We spent money on flights. We spent money on rooms. We spent money on food. We spent money on drinks. We spent money on entertainment. And we spent a ton of money (some of which was even won back!) in the sportsbooks. 

Simply put, we were the ideal tourists. And the primary reason for the trip was to sit in a sportsbook and wager on game after game after game.

Granted, it’s a bit of a different dynamic flying across country to a desert as it is to driving an hour or so to an oceanside casino resort.

But the result will be the same: People will flock to the Atlantic City sportsbooks for the hoops tournament, the NBA playoffs, the World Series and the World Cup. 

Not only will they go for the Super Bowl – a major money-maker for sportsbooks – but they will be there on NFL Sundays, much to the dismay of local bookies.

The trickle-out effect will be just what Atlantic City needs.

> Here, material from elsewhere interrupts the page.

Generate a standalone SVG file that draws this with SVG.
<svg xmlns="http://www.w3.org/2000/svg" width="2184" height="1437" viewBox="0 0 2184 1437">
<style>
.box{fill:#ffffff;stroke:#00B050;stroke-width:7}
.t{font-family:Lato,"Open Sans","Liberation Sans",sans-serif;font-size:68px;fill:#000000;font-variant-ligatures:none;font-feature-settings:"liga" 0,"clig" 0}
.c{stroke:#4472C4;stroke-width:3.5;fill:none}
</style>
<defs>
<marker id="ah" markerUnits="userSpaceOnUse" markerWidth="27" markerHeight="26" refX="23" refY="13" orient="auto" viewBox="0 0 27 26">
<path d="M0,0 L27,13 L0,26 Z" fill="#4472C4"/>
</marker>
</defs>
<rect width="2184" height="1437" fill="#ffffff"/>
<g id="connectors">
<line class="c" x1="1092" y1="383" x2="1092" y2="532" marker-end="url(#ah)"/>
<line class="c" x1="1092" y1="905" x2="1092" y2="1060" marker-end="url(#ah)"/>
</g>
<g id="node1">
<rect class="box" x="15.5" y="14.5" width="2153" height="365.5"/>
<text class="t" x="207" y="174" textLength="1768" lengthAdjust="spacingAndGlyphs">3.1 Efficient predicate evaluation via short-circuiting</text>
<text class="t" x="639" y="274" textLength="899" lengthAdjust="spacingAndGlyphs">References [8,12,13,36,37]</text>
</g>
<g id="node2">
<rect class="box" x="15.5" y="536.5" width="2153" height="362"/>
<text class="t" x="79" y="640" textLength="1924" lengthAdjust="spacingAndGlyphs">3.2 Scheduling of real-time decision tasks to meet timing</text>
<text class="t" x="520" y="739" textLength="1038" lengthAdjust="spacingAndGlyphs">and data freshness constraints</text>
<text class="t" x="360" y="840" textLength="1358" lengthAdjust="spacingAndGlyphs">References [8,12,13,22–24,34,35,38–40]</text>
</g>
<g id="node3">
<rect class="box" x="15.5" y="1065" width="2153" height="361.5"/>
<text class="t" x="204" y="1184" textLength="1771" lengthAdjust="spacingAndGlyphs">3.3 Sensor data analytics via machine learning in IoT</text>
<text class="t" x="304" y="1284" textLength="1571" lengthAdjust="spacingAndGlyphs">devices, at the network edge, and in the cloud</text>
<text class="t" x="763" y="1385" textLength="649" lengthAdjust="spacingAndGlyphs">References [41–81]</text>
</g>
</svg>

More money will be spent at the city’s restaurants, bars and boardwalk shops, which is good for business owners and workers in, and outside of, the casino properties. Heck, more of those aforementioned establishments might even open up on deserted blocks.

It will bring a new energy to a city long teetering on the brink, with casino closure after casino closure, and despite the former governor’s whole “tourism district” initiative.

If done right – like, say, at the Bellagio on the Strip – it will help repair the damage wrought by casinos opening in neighboring states.

Sure, there’s a lot of ifs involved in this scenario. Maybe those other casinos will continue to siphon off business.

But believe you me, heading to a casino town on the weekend of a major sporting event is unlike many other excursions.

Don’t buy it? Well, Vegas expected more than 300,000 people to come to town to watch the Philadelphia Eagles win the Super Bowl in February. You don’t think A.C. would’ve been wild as all heck that weekend?

How about Final Four weekend, with Villanova vanquishing all comers? Yeah, it’d be a lot of fun to watch that game on a wall-sized TV, a ticket in hand with various prop bets.

Heck, the Borgata’s already talking about building a $7 million sportsbook. Pretty exciting stuff.

Of course, some may say that many people will just place those bets via mobile phone. That's a justifiable take. But the fact remains that the excitement of being in the sports book when, say, a last second garbage-time three pointer makes a game go over is beyond compare. The hooting, hollering and screaming is flat-out exciting.

That’s why today’s news from the Supreme Court is exactly the type of jolt for which Atlantic City’s been waiting for years. 

The sooner they open those doors, the better.